- **PROBLEM**: Will you extract the entries word for word? Images should not appear in the copy.

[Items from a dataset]
(begin)

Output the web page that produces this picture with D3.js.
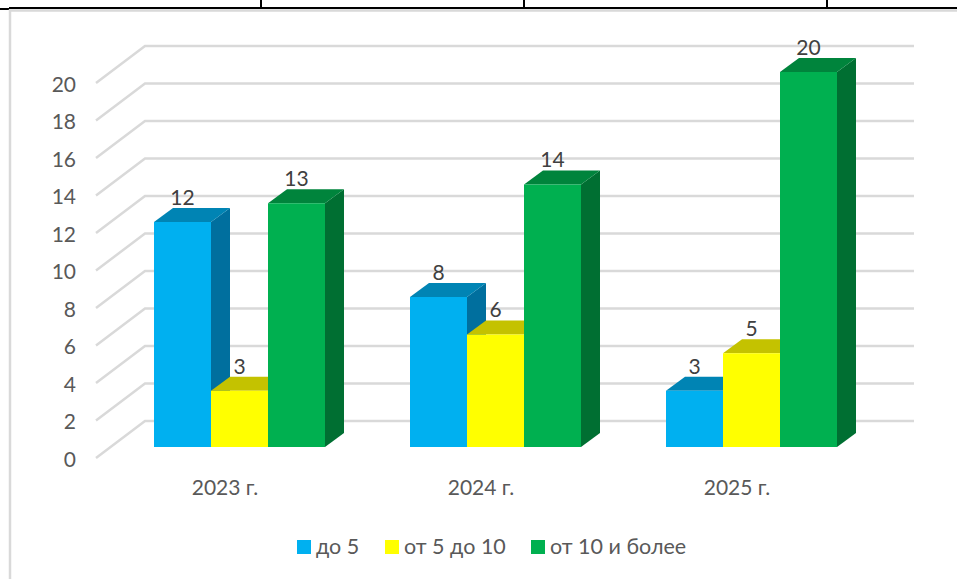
<!DOCTYPE html>
<html>
<head>
<meta charset="utf-8">
<script src="https://cdn.jsdelivr.net/npm/d3@7"></script>
<style>
  html, body { margin: 0; padding: 0; background: #fff; overflow: hidden; }
  text { font-family: Lato, "Open Sans", sans-serif; }
</style>
</head>
<body>
<div id="chart"></div>
<script>
const categories = ['2023 г.', '2024 г.', '2025 г.'];
const seriesNames = ['до 5', 'от 5 до 10', 'от 10 и более'];
const upTo5 = [12, 8, 3];
const from5To10 = [3, 6, 5];
const from10 = [13, 14, 20];
const yTicks = [0, 2, 4, 6, 8, 10, 12, 14, 16, 18, 20];
const seriesValues = [upTo5, from5To10, from10];
const frontColors = ['#00b0f0', '#ffff00', '#00b050'];
const topColors = ['#0084b4', '#c4c200', '#00843c'];
const sideColors = ['#006f9e', '#a8a600', '#006f32'];

const svg = d3.select('#chart').append('svg')
  .attr('width', 957)
  .attr('height', 579);

// Table lines above the chart frame
const page = svg.append('g').attr('stroke', '#000').attr('stroke-width', 2);
page.append('line').attr('x1', 9).attr('x2', 957).attr('y1', 8).attr('y2', 8);
page.append('line').attr('x1', 0).attr('x2', 9).attr('y1', 9).attr('y2', 9);
[261, 524, 827].forEach(x => {
  page.append('line').attr('x1', x).attr('x2', x).attr('y1', 0).attr('y2', 8);
});

// Chart frame
svg.append('path')
  .attr('d', 'M10,579V10.5H957')
  .attr('fill', 'none')
  .attr('stroke', '#d9d9d9')
  .attr('stroke-width', 2.5);

// Scales work on the front plane of the bars
const y = d3.scaleLinear().domain([0, 20]).range([447, 72]);
const x0 = d3.scaleBand().domain(categories).range([111.5, 879.5]);
const x1 = d3.scaleBand().domain(seriesNames).range([0, 171]);
const groupOffset = (x0.bandwidth() - x1.range()[1]) / 2;

const barDepth = { x: 19, y: 14 };
const wall = { front: 96, back: 145, right: 914, frontDown: 11, backUp: 26 };

// Gridlines: floor/side segment plus back wall segment
svg.append('g')
  .selectAll('path')
  .data(yTicks)
  .join('path')
  .attr('d', d => `M${wall.front},${y(d) + wall.frontDown}L${wall.back},${y(d) - wall.backUp}H${wall.right}`)
  .attr('fill', 'none')
  .attr('stroke', '#d9d9d9')
  .attr('stroke-width', 2.5);

// Axes
const yAxis = svg.append('g')
  .attr('transform', `translate(76,${wall.frontDown + 1.5})`)
  .call(d3.axisLeft(y).tickValues(yTicks).tickSize(0).tickPadding(0));
const xAxis = svg.append('g')
  .attr('transform', 'translate(-14.5,480)')
  .call(d3.axisBottom(x0).tickSize(0).tickPadding(0));
[yAxis, xAxis].forEach(axis => {
  axis.select('.domain').remove();
  axis.selectAll('text')
    .attr('fill', '#595959')
    .style('font-size', '21px')
    .style('font-family', 'Lato, "Open Sans", sans-serif');
});

// Bars, left to right so each one covers the side of the previous one
categories.forEach((cat, c) => {
  const group = svg.append('g')
    .attr('transform', `translate(${x0(cat) + groupOffset},0)`);

  seriesNames.forEach((name, s) => {
    const v = seriesValues[s][c];
    const left = x1(name);
    const right = left + x1.bandwidth();
    const top = y(v);
    const base = y(0);
    const bar = group.append('g');

    bar.append('path')
      .attr('d', `M${right},${top}L${right + barDepth.x},${top - barDepth.y}V${base - barDepth.y}L${right},${base}Z`)
      .attr('fill', sideColors[s]);
    bar.append('path')
      .attr('d', `M${left},${top}L${left + barDepth.x},${top - barDepth.y}H${right + barDepth.x}L${right},${top}Z`)
      .attr('fill', topColors[s]);
    bar.append('rect')
      .attr('x', left)
      .attr('y', top)
      .attr('width', x1.bandwidth())
      .attr('height', base - top)
      .attr('fill', frontColors[s]);
  });

  // Data labels go on top of all three bars
  seriesNames.forEach((name, s) => {
    const v = seriesValues[s][c];
    group.append('text')
      .attr('x', x1(name) + x1.bandwidth() / 2)
      .attr('y', y(v) - barDepth.y - 10.5)
      .attr('dy', '0.35em')
      .attr('text-anchor', 'middle')
      .attr('fill', '#404040')
      .style('font-size', '21px')
      .text(v);
  });
});

// Legend
const legendX = d3.scaleOrdinal().domain(seriesNames).range([297, 385, 531]);
const legend = svg.append('g')
  .selectAll('g')
  .data(seriesNames)
  .join('g')
  .attr('transform', d => `translate(${legendX(d)},540)`);
legend.append('rect')
  .attr('width', 14)
  .attr('height', 14)
  .attr('fill', (d, i) => frontColors[i]);
legend.append('text')
  .attr('x', 19)
  .attr('y', 6)
  .attr('dy', '0.35em')
  .attr('fill', '#595959')
  .style('font-size', '21.5px')
  .text(d => d);
</script>
</body>
</html>
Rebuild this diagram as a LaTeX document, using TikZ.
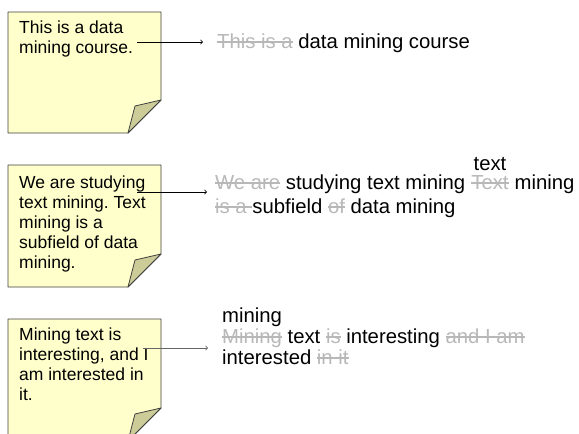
\documentclass[tikz,border=0pt]{standalone}
\usepackage{fontspec}
\setmainfont{Liberation Sans}
\usetikzlibrary{arrows, positioning, calc}

\definecolor{notefill}{RGB}{255,255,204}
\definecolor{foldfill}{RGB}{204,204,153}
\definecolor{struck}{RGB}{184,184,184}

\newlength\strklen
\newcommand\strike[1]{{\color{struck}\settowidth\strklen{#1}\rlap{\rule[0.26em]{\strklen}{0.065em}}#1}}
\frenchspacing

\begin{document}
\begin{tikzpicture}[x=1pt,y=-1pt,
  note/.style={draw=black!75, line width=0.8pt, fill=notefill, line join=round},
  fold/.style={draw=black!75, line width=0.8pt, fill=foldfill, line join=round},
  notetext/.style={font=\fontsize{17.5}{20}\selectfont, align=left, anchor=north west, inner sep=0},
  row/.style={font=\fontsize{20.3}{24}\selectfont, anchor=base west, inner sep=0},
  link/.style={->, line width=0.8pt}]
\clip (0,0) rectangle (579,434);
% sticky notes, bottom right corner folded
\foreach \t / \b in {12/133, 165/287, 319/441} {
\draw[note] (8,\t) -- (161,\t) -- (161,\b-33) -- (128,\b) -- (8,\b) -- cycle;
\draw[fold] (161,\b-33) -- (135,\b-27) -- (128,\b) -- cycle;
}
\node[notetext] (n1) at (19,20.5) {This is a data\\mining course.};
\node[notetext] (n2) at (19,175.5) {We are studying\\text mining. Text\\mining is a\\subfield of data\\mining.};
\node[notetext] (n3) at (19,328) {Mining text is\\interesting, and I\\am interested in\\it.};
% reduced sentences
\node[row] (r1) at (217,48) {\strike{This is a} data mining course};
\node[row] (r2a) at (215,189) {\strike{We are} studying text mining};
\node[row] (r2b) at ([xshift=5.64]r2a.base east) {\strike{Text}};
\node[row] (r2c) at ([xshift=5.64]r2b.base east) {mining};
\node[row, anchor=base] (r2t) at ([yshift=19]r2b.base) {text};
\node[row] (r2d) at (215,213) {\strike{is a }subfield \strike{of} data mining};
\node[row] (r3a) at (222,343) {\strike{Mining} text \strike{is} interesting \strike{and I am}};
\node[row] (r3t) at ([yshift=21]r3a.base west) {mining};
\node[row] (r3b) at (222,364) {interested \strike{in it}};
% arrows
\coordinate (s1) at (137,42);  \coordinate (e1) at (203,42);
\coordinate (s2) at (137,192); \coordinate (e2) at (207,192);
\coordinate (s3) at (143,348); \coordinate (e3) at (208,348);
\draw[link] (s1) -- (e1);
\draw[link] (s2) -- (e2);
\draw[link, black!60] (s3) -- (e3);
\end{tikzpicture}
\end{document}
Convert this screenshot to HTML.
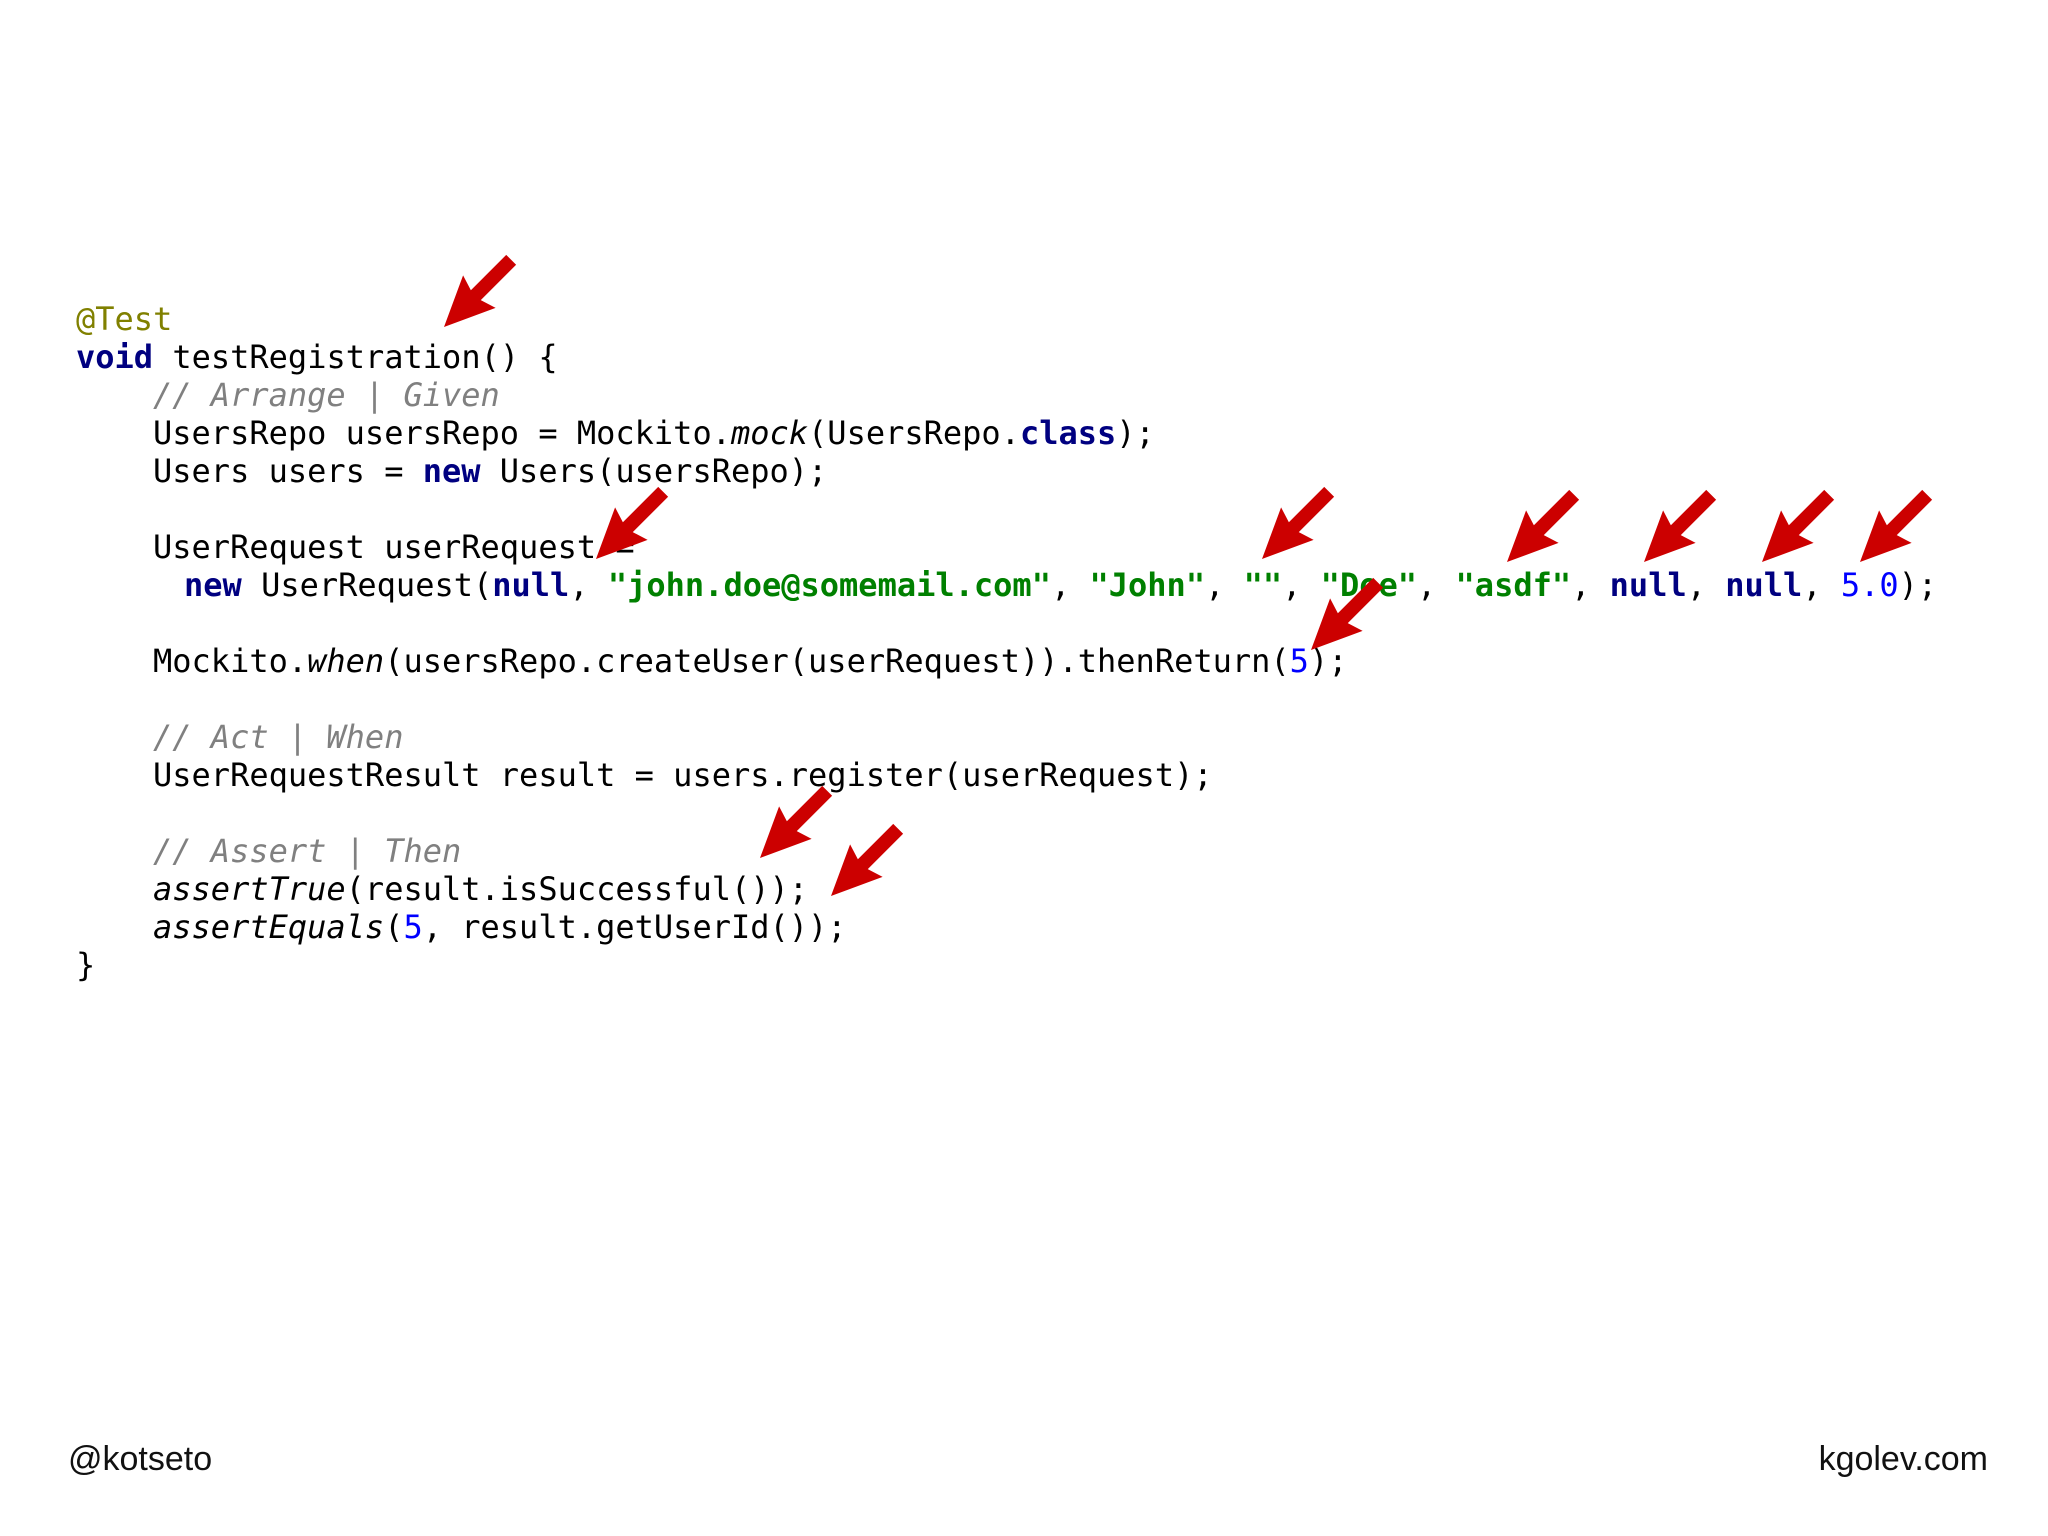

(end)

- **TASK OUTPUT**:
Output the web page that produces this picture with D3.js.
<!DOCTYPE html>
<html>
<head>
<meta charset="utf-8">
<script src="https://cdn.jsdelivr.net/npm/d3@7"></script>
<style>
  html, body { margin: 0; padding: 0; background: #fff; overflow: hidden; }
  text { font-family: Lato, "Open Sans", sans-serif; }
</style>
</head>
<body>
<div id="chart"></div>
<script>
const categories = ['2023 г.', '2024 г.', '2025 г.'];
const seriesNames = ['до 5', 'от 5 до 10', 'от 10 и более'];
const upTo5 = [12, 8, 3];
const from5To10 = [3, 6, 5];
const from10 = [13, 14, 20];
const yTicks = [0, 2, 4, 6, 8, 10, 12, 14, 16, 18, 20];
const seriesValues = [upTo5, from5To10, from10];
const frontColors = ['#00b0f0', '#ffff00', '#00b050'];
const topColors = ['#0084b4', '#c4c200', '#00843c'];
const sideColors = ['#006f9e', '#a8a600', '#006f32'];

const svg = d3.select('#chart').append('svg')
  .attr('width', 957)
  .attr('height', 579);

// Table lines above the chart frame
const page = svg.append('g').attr('stroke', '#000').attr('stroke-width', 2);
page.append('line').attr('x1', 9).attr('x2', 957).attr('y1', 8).attr('y2', 8);
page.append('line').attr('x1', 0).attr('x2', 9).attr('y1', 9).attr('y2', 9);
[261, 524, 827].forEach(x => {
  page.append('line').attr('x1', x).attr('x2', x).attr('y1', 0).attr('y2', 8);
});

// Chart frame
svg.append('path')
  .attr('d', 'M10,579V10.5H957')
  .attr('fill', 'none')
  .attr('stroke', '#d9d9d9')
  .attr('stroke-width', 2.5);

// Scales work on the front plane of the bars
const y = d3.scaleLinear().domain([0, 20]).range([447, 72]);
const x0 = d3.scaleBand().domain(categories).range([111.5, 879.5]);
const x1 = d3.scaleBand().domain(seriesNames).range([0, 171]);
const groupOffset = (x0.bandwidth() - x1.range()[1]) / 2;

const barDepth = { x: 19, y: 14 };
const wall = { front: 96, back: 145, right: 914, frontDown: 11, backUp: 26 };

// Gridlines: floor/side segment plus back wall segment
svg.append('g')
  .selectAll('path')
  .data(yTicks)
  .join('path')
  .attr('d', d => `M${wall.front},${y(d) + wall.frontDown}L${wall.back},${y(d) - wall.backUp}H${wall.right}`)
  .attr('fill', 'none')
  .attr('stroke', '#d9d9d9')
  .attr('stroke-width', 2.5);

// Axes
const yAxis = svg.append('g')
  .attr('transform', `translate(76,${wall.frontDown + 1.5})`)
  .call(d3.axisLeft(y).tickValues(yTicks).tickSize(0).tickPadding(0));
const xAxis = svg.append('g')
  .attr('transform', 'translate(-14.5,480)')
  .call(d3.axisBottom(x0).tickSize(0).tickPadding(0));
[yAxis, xAxis].forEach(axis => {
  axis.select('.domain').remove();
  axis.selectAll('text')
    .attr('fill', '#595959')
    .style('font-size', '21px')
    .style('font-family', 'Lato, "Open Sans", sans-serif');
});

// Bars, left to right so each one covers the side of the previous one
categories.forEach((cat, c) => {
  const group = svg.append('g')
    .attr('transform', `translate(${x0(cat) + groupOffset},0)`);

  seriesNames.forEach((name, s) => {
    const v = seriesValues[s][c];
    const left = x1(name);
    const right = left + x1.bandwidth();
    const top = y(v);
    const base = y(0);
    const bar = group.append('g');

    bar.append('path')
      .attr('d', `M${right},${top}L${right + barDepth.x},${top - barDepth.y}V${base - barDepth.y}L${right},${base}Z`)
      .attr('fill', sideColors[s]);
    bar.append('path')
      .attr('d', `M${left},${top}L${left + barDepth.x},${top - barDepth.y}H${right + barDepth.x}L${right},${top}Z`)
      .attr('fill', topColors[s]);
    bar.append('rect')
      .attr('x', left)
      .attr('y', top)
      .attr('width', x1.bandwidth())
      .attr('height', base - top)
      .attr('fill', frontColors[s]);
  });

  // Data labels go on top of all three bars
  seriesNames.forEach((name, s) => {
    const v = seriesValues[s][c];
    group.append('text')
      .attr('x', x1(name) + x1.bandwidth() / 2)
      .attr('y', y(v) - barDepth.y - 10.5)
      .attr('dy', '0.35em')
      .attr('text-anchor', 'middle')
      .attr('fill', '#404040')
      .style('font-size', '21px')
      .text(v);
  });
});

// Legend
const legendX = d3.scaleOrdinal().domain(seriesNames).range([297, 385, 531]);
const legend = svg.append('g')
  .selectAll('g')
  .data(seriesNames)
  .join('g')
  .attr('transform', d => `translate(${legendX(d)},540)`);
legend.append('rect')
  .attr('width', 14)
  .attr('height', 14)
  .attr('fill', (d, i) => frontColors[i]);
legend.append('text')
  .attr('x', 19)
  .attr('y', 6)
  .attr('dy', '0.35em')
  .attr('fill', '#595959')
  .style('font-size', '21.5px')
  .text(d => d);
</script>
</body>
</html>
Rebuild this diagram as a LaTeX document, using TikZ.
\documentclass[tikz,border=0pt]{standalone}
\usepackage{fontspec}
\setmainfont{Liberation Sans}
\usetikzlibrary{arrows, positioning, calc}

\definecolor{notefill}{RGB}{255,255,204}
\definecolor{foldfill}{RGB}{204,204,153}
\definecolor{struck}{RGB}{184,184,184}

\newlength\strklen
\newcommand\strike[1]{{\color{struck}\settowidth\strklen{#1}\rlap{\rule[0.26em]{\strklen}{0.065em}}#1}}
\frenchspacing

\begin{document}
\begin{tikzpicture}[x=1pt,y=-1pt,
  note/.style={draw=black!75, line width=0.8pt, fill=notefill, line join=round},
  fold/.style={draw=black!75, line width=0.8pt, fill=foldfill, line join=round},
  notetext/.style={font=\fontsize{17.5}{20}\selectfont, align=left, anchor=north west, inner sep=0},
  row/.style={font=\fontsize{20.3}{24}\selectfont, anchor=base west, inner sep=0},
  link/.style={->, line width=0.8pt}]
\clip (0,0) rectangle (579,434);
% sticky notes, bottom right corner folded
\foreach \t / \b in {12/133, 165/287, 319/441} {
\draw[note] (8,\t) -- (161,\t) -- (161,\b-33) -- (128,\b) -- (8,\b) -- cycle;
\draw[fold] (161,\b-33) -- (135,\b-27) -- (128,\b) -- cycle;
}
\node[notetext] (n1) at (19,20.5) {This is a data\\mining course.};
\node[notetext] (n2) at (19,175.5) {We are studying\\text mining. Text\\mining is a\\subfield of data\\mining.};
\node[notetext] (n3) at (19,328) {Mining text is\\interesting, and I\\am interested in\\it.};
% reduced sentences
\node[row] (r1) at (217,48) {\strike{This is a} data mining course};
\node[row] (r2a) at (215,189) {\strike{We are} studying text mining};
\node[row] (r2b) at ([xshift=5.64]r2a.base east) {\strike{Text}};
\node[row] (r2c) at ([xshift=5.64]r2b.base east) {mining};
\node[row, anchor=base] (r2t) at ([yshift=19]r2b.base) {text};
\node[row] (r2d) at (215,213) {\strike{is a }subfield \strike{of} data mining};
\node[row] (r3a) at (222,343) {\strike{Mining} text \strike{is} interesting \strike{and I am}};
\node[row] (r3t) at ([yshift=21]r3a.base west) {mining};
\node[row] (r3b) at (222,364) {interested \strike{in it}};
% arrows
\coordinate (s1) at (137,42);  \coordinate (e1) at (203,42);
\coordinate (s2) at (137,192); \coordinate (e2) at (207,192);
\coordinate (s3) at (143,348); \coordinate (e3) at (208,348);
\draw[link] (s1) -- (e1);
\draw[link] (s2) -- (e2);
\draw[link, black!60] (s3) -- (e3);
\end{tikzpicture}
\end{document}
Convert this screenshot to HTML.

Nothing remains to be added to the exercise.